Diberi alat penghubung antara dia dengan alam, yaitu pendengaran dan penglihatan. Diberi akal, diberi pikiran dan diberi budi dan pekerti. Menjadilah dia apa yang di zaman modern sekarang ini disebut manusia budaya. Tetapi niscaya ada pula manusia yang tidak ingat akan anugerah Allah itu. Disediakan segala-galanya buat dia, sebagaimana tersebut di dalam surah al-Baqarah ayat 29,
“Dialah yang telah menciptakan untuk kamu apa pun yang ada di bumi ini semuanya." (al-Baqarah: 29)

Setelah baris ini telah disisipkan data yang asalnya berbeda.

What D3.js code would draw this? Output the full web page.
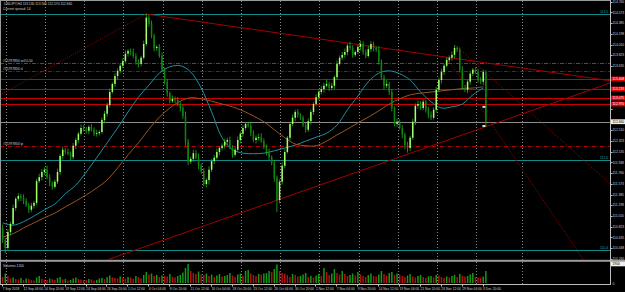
<!DOCTYPE html>
<html>
<head>
<meta charset="utf-8">
<script src="https://cdn.jsdelivr.net/npm/d3@7"></script>
<style>
html, body { margin: 0; padding: 0; background: #000; }
svg { display: block; }
text { font-family: "Liberation Sans", Arial, sans-serif; }
</style>
</head>
<body>
<svg id="chart" width="625" height="292"></svg>
<script>
// USDJPY H4, one candle = two H4 bars
const firstOpen = 110.80;
const closes = [
  110.59,110.45,110.73,110.87,111.15,111.31,111.36,111.33,111.27,111.20,
  111.12,111.19,111.24,111.62,111.69,111.78,111.82,111.69,111.59,111.52,
  111.61,111.78,112.06,112.17,112.13,112.10,112.04,112.24,112.34,112.45,
  112.55,112.53,112.50,112.57,112.52,112.45,112.46,112.48,112.69,112.80,
  112.95,113.18,113.32,113.46,113.55,113.64,113.72,113.85,113.90,113.88,
  113.81,113.71,113.67,113.78,114.02,114.48,114.37,114.16,113.95,113.97,
  113.81,113.57,113.36,113.16,113.02,113.06,113.04,112.97,112.90,112.76,
  112.31,111.96,112.01,112.11,112.03,111.89,111.80,111.57,111.64,111.82,
  111.97,112.03,112.13,112.20,112.24,112.31,112.34,112.22,112.08,112.17,
  112.34,112.45,112.55,112.62,112.59,112.46,112.34,112.38,112.39,112.32,
  112.22,112.13,112.04,111.94,111.68,111.29,111.61,111.89,112.13,112.38,
  112.62,112.73,112.83,112.78,112.73,112.60,112.52,112.67,112.83,112.97,
  113.09,113.18,113.23,113.29,113.32,113.25,113.29,113.44,113.67,113.78,
  113.83,113.88,113.99,113.95,113.83,113.88,113.97,114.02,113.88,113.81,
  113.93,114.02,113.95,113.92,113.71,113.43,113.29,113.32,113.18,112.90,
  112.62,112.66,112.55,112.43,112.25,112.20,112.38,112.66,112.94,112.97,
  112.90,113.01,112.87,112.78,112.73,112.87,113.22,113.39,113.53,113.64,
  113.74,113.78,113.83,113.95,113.92,113.57,113.25,113.22,113.36,113.50,
  113.57,113.53,113.39,113.36,113.53,112.66
];
// wick above / below the body, in hundredths of a yen
const highWick = [
  6,4,5,4,6,3,5,4,6,5,4,5,3,4,6,5,4,7,5,3,4,6,4,5,3,6,4,5,4,3,6,5,4,3,5,4,6,3,4,5,4,6,3,5,4,4,
  5,6,3,4,6,5,4,3,6,7,5,6,4,3,5,6,4,5,3,6,4,5,4,6,8,5,4,6,5,7,4,5,3,6,4,5,6,3,4,5,4,6,3,5,6,4,5,3,4,6,5,4,6,7,5,4,6,3,5,4,4,6,5,3,4,6,4,5,3,4,6,5,4,3,5,
  4,6,5,8,4,5,3,6,4,5,6,4,7,5,3,4,6,5,4,6,5,4,3,6,4,5,7,4,5,3,6,4,5,4,6,3,5,4,6,5,4,3,5,6,4,5,4,6,3,5,4,6,5,3,4,6,5,4,5,3,4,6,5,4,3
];
const lowWick = [
  5,9,4,6,3,5,4,6,5,3,6,4,5,4,3,6,5,4,6,5,3,4,5,6,4,3,5,4,6,5,3,4,5,6,3,4,5,4,3,6,5,4,3,5,6,4,
  4,3,5,6,4,5,6,4,3,4,5,4,6,5,3,4,5,6,4,3,5,4,6,5,7,6,4,5,3,6,5,4,6,8,4,5,3,6,4,5,6,4,5,3,4,6,5,4,3,5,4,6,5,3,4,6,5,4,7,21,6,5,4,3,5,4,6,5,4,3,5,4,6,5,4,
  5,4,6,3,5,4,6,5,3,4,5,6,4,5,3,4,6,5,4,3,5,6,4,5,3,6,4,5,6,4,5,3,6,7,8,5,4,6,5,3,4,5,6,4,3,5,4,6,5,3,4,5,6,4,5,3,4,6,5,4,3,5,4,6,9
];
// tick volume, tens of ticks
const volumes = [
  60,95,70,45,55,40,35,50,30,45,40,30,25,55,70,40,35,30,45,38,30,50,60,35,40,25,30,45,55,40,35,30,28,40,35,25,30,45,50,40,60,75,55,50,45,65,
  50,45,60,55,40,70,60,45,80,110,85,95,70,80,60,75,70,65,90,60,55,70,80,105,150,190,120,100,90,115,85,80,95,70,85,60,75,90,65,70,
  80,100,75,60,85,95,70,120,130,95,80,70,90,85,95,100,120,110,140,185,120,100,95,80,60,90,80,65,70,85,100,60,70,55,75,
  90,70,150,110,80,95,140,100,85,120,90,70,80,95,75,110,85,70,60,80,95,70,65,85,120,90,75,100,110,80,95,85,70,60,75,90,65,55,70,80,
  60,50,65,70,55,80,75,60,50,65,55,70,80,60,90,75,65,70,85,100,60,55,50,65,120
];
// moving averages read every 4th candle
const maStep = 4;
const maFast = [110.89,110.85,110.91,111.01,111.12,111.22,111.40,111.55,111.78,112.03,112.29,112.55,112.83,113.09,113.30,113.51,
  113.62,113.64,113.53,113.25,112.83,112.38,112.17,112.11,112.10,112.11,112.15,112.20,112.25,112.32,112.39,112.46,112.60,112.87,
  113.11,113.36,113.51,113.55,113.50,113.39,113.18,113.01,112.90,112.92,112.97,113.13,113.25];
const maSlow = [110.64,110.70,110.80,110.89,110.98,111.06,111.17,111.27,111.38,111.50,111.64,111.85,112.08,112.29,112.53,112.74,
  112.90,113.02,113.08,113.06,113.02,112.97,112.92,112.85,112.76,112.66,112.52,112.38,112.27,112.24,112.24,112.32,112.43,112.53,
  112.64,112.74,112.85,112.97,113.06,113.13,113.16,113.18,113.20,113.22,113.24,113.25,113.27];

const priceTicks = [114.760,114.573,114.385,114.198,114.010,113.823,113.635,113.448,113.260,113.073,112.885,112.698,112.510,
  112.323,112.135,111.948,111.760,111.573,111.385,111.198,111.010,110.823,110.635,110.448,110.260];
const dateLabels = ["7 Sep 2018","12 Sep 04:00","14 Sep 20:00","19 Sep 12:00","24 Sep 04:00","26 Sep 20:00","1 Oct 12:00",
  "4 Oct 04:00","8 Oct 20:00","11 Oct 12:00","16 Oct 04:00","18 Oct 20:00","23 Oct 12:00","26 Oct 04:00","30 Oct 20:00",
  "2 Nov 12:00","7 Nov 04:00","9 Nov 20:00","14 Nov 12:00","19 Nov 04:00","21 Nov 20:00","26 Nov 12:00","29 Nov 04:00","3 Dec 20:00"];
const dateLabelEvery = 16;     // H4 bars between labels
const weekStarts = [3,33,63,93,123,153,183,213,243,273,303,333,363];
const vLineBars = [398];

// objects on the chart
const tealLevels = [114.545, 111.99, 110.415];
const tealNotes = ["114.5", "112.0", "110.4"];
const redLevels = [113.408, 113.233, 113.075, 112.970];
const orderOpen = 113.688, orderSL = 113.548, orderTP = 112.235;
const orderTicket = "#15797834";
const dottedLines = [[[0, 113.145], [110.3, 114.545], false], [[346.9, 114.00], [429.6, 112.31], true], [[340.7, 113.775], [446.4, 110.205], true]];
const solidLines = [[[110.3, 114.545], [358.3, 113.73]], [[80.4, 110.24], [381.3, 112.66]]];
const markerBar = 369;
const markerPrices = [112.92, 112.585];

const svg = d3.select("#chart");
const W = 625, axisX = 610.5;
const x = d3.scaleLinear().domain([0, 466]).range([2, 610.6]);
const y = d3.scaleLinear().domain([110.2575, 114.79]).range([259, 0]);
const yv = d3.scaleLinear().domain([0, d3.max(volumes)]).range([283, 264]);

const candles = closes.map((c, i) => {
  const o = i === 0 ? firstOpen : closes[i - 1];
  return { i, o, c, h: Math.max(o, c) + highWick[i] / 100, l: Math.min(o, c) - lowWick[i] / 100, bar: 2 * i + 0.5 };
});

svg.append("rect").attr("width", W).attr("height", 292).attr("fill", "#000");
svg.append("defs").append("clipPath").attr("id", "main")
  .append("rect").attr("x", 0).attr("y", 0).attr("width", axisX).attr("height", 259.5);

// week separators
svg.append("g").selectAll("line").data(weekStarts.concat(vLineBars)).join("line")
  .attr("x1", d => Math.round(x(d)) + 0.5).attr("x2", d => Math.round(x(d)) + 0.5)
  .attr("y1", 1).attr("y2", 284)
  .attr("stroke", "#8a8a8a").attr("stroke-width", 1).attr("stroke-dasharray", "1,2");

const objs = svg.append("g").attr("clip-path", "url(#main)");

function hline(p, color, dash) {
  const yy = Math.round(y(p)) + 0.5;
  objs.append("line").attr("x1", 0).attr("x2", axisX).attr("y1", yy).attr("y2", yy)
    .attr("stroke", color).attr("stroke-width", 1).attr("stroke-dasharray", dash || null);
}
tealLevels.forEach(p => hline(p, "#138a8a"));
redLevels.forEach(p => hline(p, "#c80000"));
hline(orderOpen, "#0f7a0f", "4,1.5,1,1.5");
hline(orderSL, "#b00000", "4,1.5,1,1.5");
hline(orderTP, "#b00000", "4,1.5,1,1.5");
hline(closes[closes.length - 1], "#8c8c8c");

function extend(a, b, ray) {
  const x2 = ray ? 470 : b[0];
  const k = (b[1] - a[1]) / (b[0] - a[0]);
  return [[x(a[0]), y(a[1])], [x(x2), y(a[1] + k * (x2 - a[0]))]];
}
dottedLines.forEach(([a, b, ray]) => {
  objs.append("path").attr("d", d3.line()(extend(a, b, ray)))
    .attr("stroke", "#9a0000").attr("stroke-width", 1).attr("stroke-dasharray", "1,1.2").attr("fill", "none");
});
solidLines.forEach(([a, b]) => {
  objs.append("path").attr("d", d3.line()(extend(a, b, true)))
    .attr("stroke", "#a30000").attr("stroke-width", 1).attr("fill", "none");
});

// moving averages
function maLine(vals, color) {
  objs.append("path")
    .datum(vals.map((v, k) => [x(2 * k * maStep + 0.5), y(v)]))
    .attr("d", d3.line().curve(d3.curveCatmullRom))
    .attr("stroke", color).attr("stroke-width", 1).attr("fill", "none");
}
maLine(maFast, "#1f8f9f");
maLine(maSlow, "#9a5420");

// candles
const cg = objs.append("g");
cg.selectAll("line").data(candles).join("line")
  .attr("x1", d => x(d.bar)).attr("x2", d => x(d.bar))
  .attr("y1", d => y(d.h)).attr("y2", d => y(d.l))
  .attr("stroke", "#1fb01f").attr("stroke-width", 0.8);
cg.selectAll("rect").data(candles).join("rect")
  .attr("x", d => x(d.bar) - 0.75).attr("width", 1.5)
  .attr("y", d => y(Math.max(d.o, d.c)))
  .attr("height", d => Math.max(0.8, Math.abs(y(d.o) - y(d.c))))
  .attr("fill", d => d.c >= d.o ? "#a6ff6a" : "#0c860c");

objs.selectAll(".mk").data(markerPrices).join("rect").attr("class", "mk")
  .attr("x", x(markerBar) - 1.5).attr("y", d => y(d) - 1).attr("width", 3).attr("height", 2)
  .attr("fill", "#d8d8d8");

// panel frame
svg.append("line").attr("x1", 0).attr("x2", axisX).attr("y1", 0.5).attr("y2", 0.5).attr("stroke", "#9a9a9a");
svg.append("line").attr("x1", 0.5).attr("x2", 0.5).attr("y1", 0).attr("y2", 284).attr("stroke", "#9a9a9a");
svg.append("rect").attr("x", 0).attr("y", 259.8).attr("width", W).attr("height", 2).attr("fill", "#9a9a9a");
svg.append("line").attr("x1", 0).attr("x2", axisX).attr("y1", 284.5).attr("y2", 284.5).attr("stroke", "#bdbdbd");
svg.append("line").attr("x1", axisX).attr("x2", axisX).attr("y1", 0).attr("y2", 285).attr("stroke", "#bdbdbd");

// volumes
svg.append("g").selectAll("rect").data(volumes).join("rect")
  .attr("x", (d, i) => x(2 * i + 0.5) - 0.75).attr("width", 1.5)
  .attr("y", d => yv(d)).attr("height", d => 283 - yv(d))
  .attr("fill", (d, i) => i > 0 && d > volumes[i - 1] ? "#139a13" : "#b01212");

// texts
const fs = 3.3;
const txt = (t, xx, yy, color, anchor) => svg.append("text").attr("x", xx).attr("y", yy)
  .attr("font-size", fs).attr("fill", color || "#d0d0d0").attr("text-anchor", anchor || "start").text(t);

const last = candles[candles.length - 1];
txt("USDJPY,H4  " + [last.o, last.h, last.l, last.c].map(v => v.toFixed(3)).join(" "), 4, 4.6);
txt("Current spread: 14", 3, 10);
txt(orderTicket + " sell 0.50", 3, y(orderOpen) - 0.8);
txt(orderTicket + " sl", 3, y(orderSL) - 0.8);
txt(orderTicket + " tp", 3, y(orderTP) - 0.8);
tealLevels.forEach((p, k) => txt(tealNotes[k], 608, y(p) - 0.8, "#21a7a7", "end"));
txt("Volumes " + volumes[volumes.length - 1] * 10, 3, 266.5);

// price axis; labels hidden under the coloured price boxes are left out
const boxPrices = redLevels.concat([last.c]);
const freeTicks = priceTicks.filter(t => boxPrices.every(b => Math.abs(y(t) - y(b)) > 5));
const axisG = svg.append("g");
axisG.selectAll("line").data(priceTicks).join("line")
  .attr("x1", axisX).attr("x2", axisX + 2).attr("y1", d => Math.round(y(d)) + 0.5).attr("y2", d => Math.round(y(d)) + 0.5)
  .attr("stroke", "#bdbdbd");
axisG.selectAll("text").data(freeTicks).join("text")
  .attr("x", 612.5).attr("y", d => y(d) + 1.2).attr("font-size", fs).attr("fill", "#d0d0d0").text(d => d.toFixed(3));

function priceBox(p, bg, fg) {
  const yy = y(p);
  svg.append("rect").attr("x", axisX + 0.5).attr("y", yy - 2.4).attr("width", 14).attr("height", 4.8).attr("fill", bg);
  svg.append("text").attr("x", 612.5).attr("y", yy + 1.2).attr("font-size", fs).attr("fill", fg).text(p.toFixed(3));
}
redLevels.forEach(p => priceBox(p, "#e00000", "#ffffff"));
priceBox(last.c, "#f0f0f0", "#000000");

// volume axis
svg.append("rect").attr("x", axisX + 0.5).attr("y", 261.5).attr("width", 14).attr("height", 4.8).attr("fill", "#f0f0f0");
svg.append("text").attr("x", 612.5).attr("y", 265.1).attr("font-size", fs).attr("fill", "#000").text(d3.max(volumes) * 10);
txt("0", 612.5, 284.5);

// date axis
svg.append("g").selectAll("text").data(dateLabels).join("text")
  .attr("x", (d, k) => x(k * dateLabelEvery) + 0.5).attr("y", 289.8)
  .attr("font-size", fs).attr("fill", "#d0d0d0").text(d => d);
svg.append("g").selectAll("line").data(dateLabels).join("line")
  .attr("x1", (d, k) => Math.round(x(k * dateLabelEvery)) + 0.5).attr("x2", (d, k) => Math.round(x(k * dateLabelEvery)) + 0.5)
  .attr("y1", 284).attr("y2", 286.5).attr("stroke", "#bdbdbd");
</script>
</body>
</html>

Diterimanya nikmat tetapi tidak disyukurinya, dimakannya pemberian namun dia tidak berterima kasih. Pemberian-pemberian Allah disalahgunakannya. Memang ada manusia yang suka melupakan jasa itu. Sebab itu di ujung ayat dikatakan bahwa orang yang semacam itu kufuur, namanya. Dalam kata biasa disebut orang yang selalu melupakan jasa.
Orang yang seperti itu biasanya bukanlah dia berjasa dalam dunia ini. Martabatnya jatuh, hanya sehingga jadi homo sapiens, binatang yang berpikir. Mereka tidak turut membina dan membangun di muka bumi ini.

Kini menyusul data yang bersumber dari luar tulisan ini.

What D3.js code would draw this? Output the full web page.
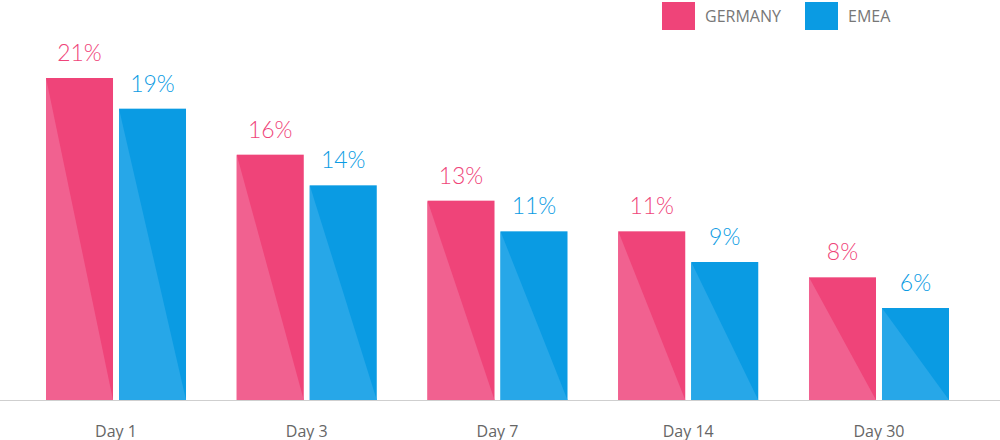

Tetapi manusia yang bersyukur tadi itulah manusia yang memenuhi tugas sebagai insan. Dia menginsafi guna apa dia hidup di dunia ini, bahwa dia diciptakan Allah adalah dengan karena tujuan tertentu. Penciptaannya adalah dalam lingkungan satu bundaran yang dimulai dari lahir, diadakan perhentian di waktu mati, untuk meneruskan lagi sesudah mati kepada hidup akhirat. Dunia dilalui bukanlah menempuh jalan yang datar bertabur kembang saja, melainkan pasti sanggup dan tahan menghadapi berbagai ujian. Dengan ujian diuji di antara emas urai dengan loyang tembaga. Seluruh hidup ini dilalui untuk menempuh ujian. Tanda lulus akan dirasakan kelak. Maka kalau setengah orang memandang bahwa hidup ini hanya lahwun wa la'ibun, main-main dan senda gurau, seorang Mukmin memandang hidup ialah buat iman dan amal yang saleh.